En Navidad encontramos la ternura y el amor de Dios que se inclina sobre nuestros límites, sobre nuestras debilidades, sobre nuestros pecados y se abaja hasta nosotros. San Pablo afirma que Jesucristo siendo de condición divina (...) se despojó de sí mismo, tomando la condición de esclavo, hecho semejante a los hombres (Fil. 2,6-7). Miremos a la gruta de Belén: Dios se abaja hasta ser acostado en un pesebre, preludio del abajamiento en la hora de su Pasión. El culmen de la historia del amor entre Dios y el hombre pasa a través del pesebre de Belén y del sepulcro de Jerusalén.

Con la Virgen Madre y San José, vivamos con alegría la Navidad. Vivamos este acontecimiento maravilloso: el Hijo de Dios nace hoy. Dios está verdaderamente cercano a cada uno de nosotros y quiere encontrarnos, quiere llevarnos a Él.
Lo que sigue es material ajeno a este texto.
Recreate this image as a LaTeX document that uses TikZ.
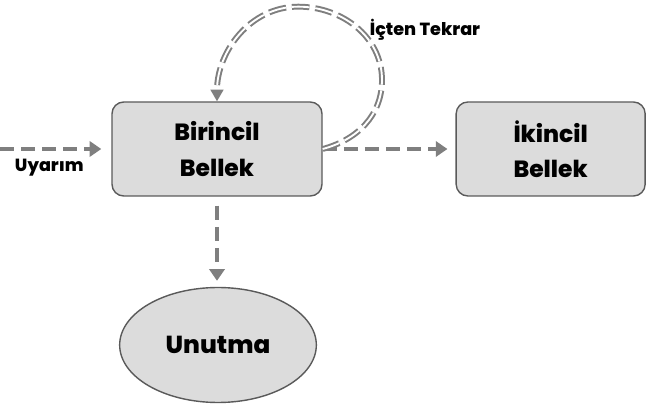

Vivamos la Navidad del Señor contemplando el camino del inmenso amor de Dios que nos ha elevado hacia Sí a través del Misterio de la Encarnación, Pasión, Muerte y Resurrección de su Hijo, porque como afirma san Agustín en Cristo la divinidad del Unigénito se ha hecho partícipe de nuestra mortalidad, a fin de que podamos participar de su inmortalidad (Epístola 187,6,20). Sobre todo contemplemos y vivamos este Misterio en la celebración de la Eucaristía, centro de la Santa Navidad. Allí se hace presente Jesús de modo real, verdadero Pan bajado del cielo, verdadero Cordero sacrificado por nuestra salvación.